— Written instruction —
Do not copy the pictures; transcribe all other material exactly.

---

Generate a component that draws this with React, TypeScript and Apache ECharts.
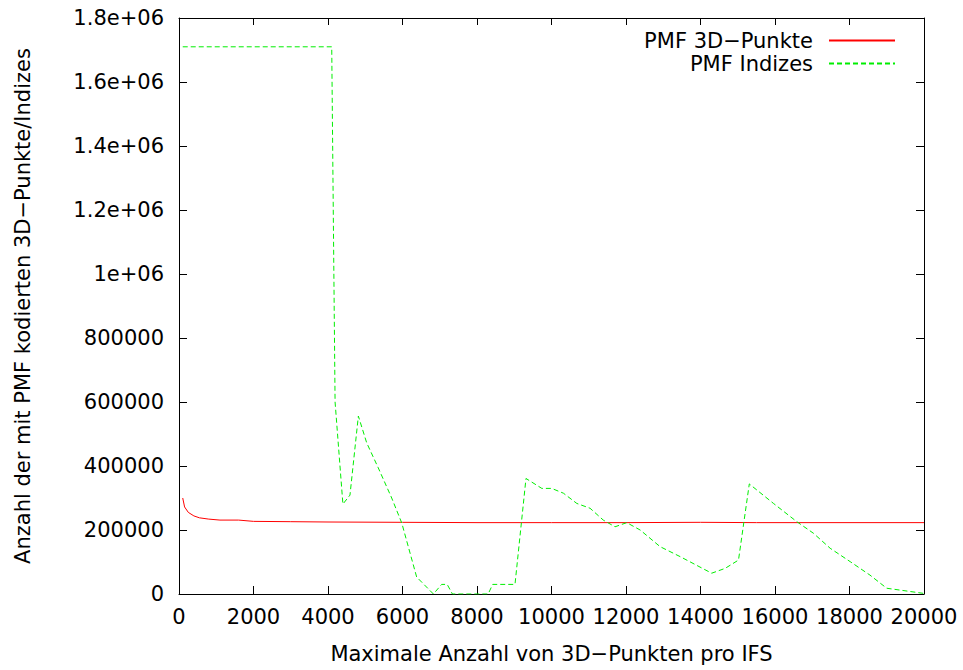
import React, { useEffect, useRef } from "react";
import * as echarts from "echarts";

const xTitle = "Maximale Anzahl von 3D−Punkten pro IFS";
const yTitle = "Anzahl der mit PMF kodierten 3D−Punkte/Indizes";
const seriesNames = ["PMF 3D−Punkte", "PMF Indizes"];

const pmfPunkte: [number, number][] = [
  [100, 300000], [150, 272000], [250, 255000], [400, 244000], [550, 238000],
  [800, 234000], [1100, 231000], [1600, 231000], [2000, 227000], [3000, 226000],
  [4000, 225000], [6000, 224000], [8000, 223000], [10000, 223000], [12000, 223000],
  [14000, 224000], [15500, 223000], [20000, 223000],
];

const pmfIndizes: [number, number][] = [
  [100, 1710000], [4100, 1710000], [4190, 600000], [4400, 281000], [4590, 309000],
  [4815, 556000], [5040, 472000], [5350, 394000], [5710, 300000], [5980, 222000],
  [6380, 53000], [6830, 0], [7050, 30000], [7200, 30000], [7340, 0], [8300, 0],
  [8420, 30000], [9020, 30000], [9315, 361000], [9740, 330000], [10005, 330000],
  [10320, 315000], [10680, 283000], [11035, 268000], [11390, 231000], [11705, 210000],
  [12020, 223000], [12380, 200000], [12915, 148000], [13450, 117000], [14300, 65000],
  [14660, 80000], [15020, 106000], [15310, 344000], [15960, 283000], [16585, 226000],
  [17030, 190000], [17480, 143000], [18020, 101000], [18550, 59000], [19000, 18000],
  [19985, 2000],
];

const FONT = "'DejaVu Sans', sans-serif";
const FS = 21;

export default function App() {
  const ref = useRef<HTMLDivElement>(null);
  useEffect(() => {
    if (!ref.current) return;
    const chart = echarts.init(ref.current, null, { renderer: "svg" });
    const axisLine = { show: true, onZero: false, lineStyle: { color: "#000", width: 1 } };
    const tick = (len: number) => ({ show: true, inside: true, length: len, lineStyle: { color: "#000" } });
    const legendText = { fontSize: FS, fontFamily: FONT, color: "#000", padding: [0, 11, 0, 0] };
    chart.setOption({
      animation: false,
      backgroundColor: "#fff",
      textStyle: { fontFamily: FONT },
      grid: { left: 179, right: 39, top: 18, bottom: 76, containLabel: false },
      legend: [
        {
          data: [seriesNames[0]],
          right: 62,
          top: 25,
          align: "right",
          itemWidth: 66,
          itemHeight: 10,
          itemStyle: { opacity: 0 },
          textStyle: legendText,
          selectedMode: false,
        },
        {
          data: [seriesNames[1]],
          right: 62,
          top: 48,
          align: "right",
          itemWidth: 66,
          itemHeight: 10,
          itemStyle: { opacity: 0 },
          textStyle: legendText,
          selectedMode: false,
        },
      ],
      xAxis: [
        {
          type: "value",
          min: 0,
          max: 20000,
          interval: 2000,
          position: "bottom",
          name: xTitle,
          nameLocation: "middle",
          nameGap: 49,
          nameTextStyle: { fontSize: FS, color: "#000", fontFamily: FONT },
          axisLabel: { fontSize: FS, color: "#000", margin: 12, fontFamily: FONT, formatter: (v: number) => String(v) },
          axisLine,
          axisTick: tick(8),
          splitLine: { show: false },
        },
        {
          type: "value",
          min: 0,
          max: 20000,
          interval: 2000,
          position: "top",
          axisLabel: { show: false },
          axisLine,
          axisTick: tick(7),
          splitLine: { show: false },
        },
      ],
      yAxis: [
        {
          type: "value",
          min: 0,
          max: 1800000,
          interval: 200000,
          position: "left",
          name: yTitle,
          nameLocation: "middle",
          nameGap: 146,
          nameTextStyle: { fontSize: FS, color: "#000", fontFamily: FONT },
          axisLabel: {
            fontSize: FS,
            color: "#000",
            margin: 15,
            fontFamily: FONT,
            formatter: (v: number) => (v >= 1000000 ? `${v / 1000000}e+06` : `${v}`),
          },
          axisLine,
          axisTick: tick(8),
          splitLine: { show: false },
        },
        {
          type: "value",
          min: 0,
          max: 1800000,
          interval: 200000,
          position: "right",
          axisLabel: { show: false },
          axisLine,
          axisTick: tick(8),
          splitLine: { show: false },
        },
      ],
      series: [
        {
          name: seriesNames[0],
          type: "line",
          data: pmfPunkte,
          showSymbol: false,
          symbol: "none",
          lineStyle: { color: "#ff0000", width: 1 },
          itemStyle: { color: "#ff0000" },
        },
        {
          name: seriesNames[1],
          type: "line",
          data: pmfIndizes,
          showSymbol: false,
          symbol: "none",
          lineStyle: { color: "#00ee00", width: 1, type: [5, 3] },
          itemStyle: { color: "#00ee00" },
        },
      ],
    });
    return () => chart.dispose();
  }, []);
  return <div ref={ref} style={{ width: 963, height: 670, position: "absolute", left: 0, top: 0 }} />;
}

---

— Task output —
Generate a component that draws this with React, TypeScript and Apache ECharts.
import React, { useEffect, useRef } from "react";
import * as echarts from "echarts";

const xTitle = "Maximale Anzahl von 3D−Punkten pro IFS";
const yTitle = "Anzahl der mit PMF kodierten 3D−Punkte/Indizes";
const seriesNames = ["PMF 3D−Punkte", "PMF Indizes"];

const pmfPunkte: [number, number][] = [
  [100, 300000], [150, 272000], [250, 255000], [400, 244000], [550, 238000],
  [800, 234000], [1100, 231000], [1600, 231000], [2000, 227000], [3000, 226000],
  [4000, 225000], [6000, 224000], [8000, 223000], [10000, 223000], [12000, 223000],
  [14000, 224000], [15500, 223000], [20000, 223000],
];

const pmfIndizes: [number, number][] = [
  [100, 1710000], [4100, 1710000], [4190, 600000], [4400, 281000], [4590, 309000],
  [4815, 556000], [5040, 472000], [5350, 394000], [5710, 300000], [5980, 222000],
  [6380, 53000], [6830, 0], [7050, 30000], [7200, 30000], [7340, 0], [8300, 0],
  [8420, 30000], [9020, 30000], [9315, 361000], [9740, 330000], [10005, 330000],
  [10320, 315000], [10680, 283000], [11035, 268000], [11390, 231000], [11705, 210000],
  [12020, 223000], [12380, 200000], [12915, 148000], [13450, 117000], [14300, 65000],
  [14660, 80000], [15020, 106000], [15310, 344000], [15960, 283000], [16585, 226000],
  [17030, 190000], [17480, 143000], [18020, 101000], [18550, 59000], [19000, 18000],
  [19985, 2000],
];

const FONT = "'DejaVu Sans', sans-serif";
const FS = 21;

export default function App() {
  const ref = useRef<HTMLDivElement>(null);
  useEffect(() => {
    if (!ref.current) return;
    const chart = echarts.init(ref.current, null, { renderer: "svg" });
    const axisLine = { show: true, onZero: false, lineStyle: { color: "#000", width: 1 } };
    const tick = (len: number) => ({ show: true, inside: true, length: len, lineStyle: { color: "#000" } });
    const legendText = { fontSize: FS, fontFamily: FONT, color: "#000", padding: [0, 11, 0, 0] };
    chart.setOption({
      animation: false,
      backgroundColor: "#fff",
      textStyle: { fontFamily: FONT },
      grid: { left: 179, right: 39, top: 18, bottom: 76, containLabel: false },
      legend: [
        {
          data: [seriesNames[0]],
          right: 62,
          top: 25,
          align: "right",
          itemWidth: 66,
          itemHeight: 10,
          itemStyle: { opacity: 0 },
          textStyle: legendText,
          selectedMode: false,
        },
        {
          data: [seriesNames[1]],
          right: 62,
          top: 48,
          align: "right",
          itemWidth: 66,
          itemHeight: 10,
          itemStyle: { opacity: 0 },
          textStyle: legendText,
          selectedMode: false,
        },
      ],
      xAxis: [
        {
          type: "value",
          min: 0,
          max: 20000,
          interval: 2000,
          position: "bottom",
          name: xTitle,
          nameLocation: "middle",
          nameGap: 49,
          nameTextStyle: { fontSize: FS, color: "#000", fontFamily: FONT },
          axisLabel: { fontSize: FS, color: "#000", margin: 12, fontFamily: FONT, formatter: (v: number) => String(v) },
          axisLine,
          axisTick: tick(8),
          splitLine: { show: false },
        },
        {
          type: "value",
          min: 0,
          max: 20000,
          interval: 2000,
          position: "top",
          axisLabel: { show: false },
          axisLine,
          axisTick: tick(7),
          splitLine: { show: false },
        },
      ],
      yAxis: [
        {
          type: "value",
          min: 0,
          max: 1800000,
          interval: 200000,
          position: "left",
          name: yTitle,
          nameLocation: "middle",
          nameGap: 146,
          nameTextStyle: { fontSize: FS, color: "#000", fontFamily: FONT },
          axisLabel: {
            fontSize: FS,
            color: "#000",
            margin: 15,
            fontFamily: FONT,
            formatter: (v: number) => (v >= 1000000 ? `${v / 1000000}e+06` : `${v}`),
          },
          axisLine,
          axisTick: tick(8),
          splitLine: { show: false },
        },
        {
          type: "value",
          min: 0,
          max: 1800000,
          interval: 200000,
          position: "right",
          axisLabel: { show: false },
          axisLine,
          axisTick: tick(8),
          splitLine: { show: false },
        },
      ],
      series: [
        {
          name: seriesNames[0],
          type: "line",
          data: pmfPunkte,
          showSymbol: false,
          symbol: "none",
          lineStyle: { color: "#ff0000", width: 1 },
          itemStyle: { color: "#ff0000" },
        },
        {
          name: seriesNames[1],
          type: "line",
          data: pmfIndizes,
          showSymbol: false,
          symbol: "none",
          lineStyle: { color: "#00ee00", width: 1, type: [5, 3] },
          itemStyle: { color: "#00ee00" },
        },
      ],
    });
    return () => chart.dispose();
  }, []);
  return <div ref={ref} style={{ width: 963, height: 670, position: "absolute", left: 0, top: 0 }} />;
}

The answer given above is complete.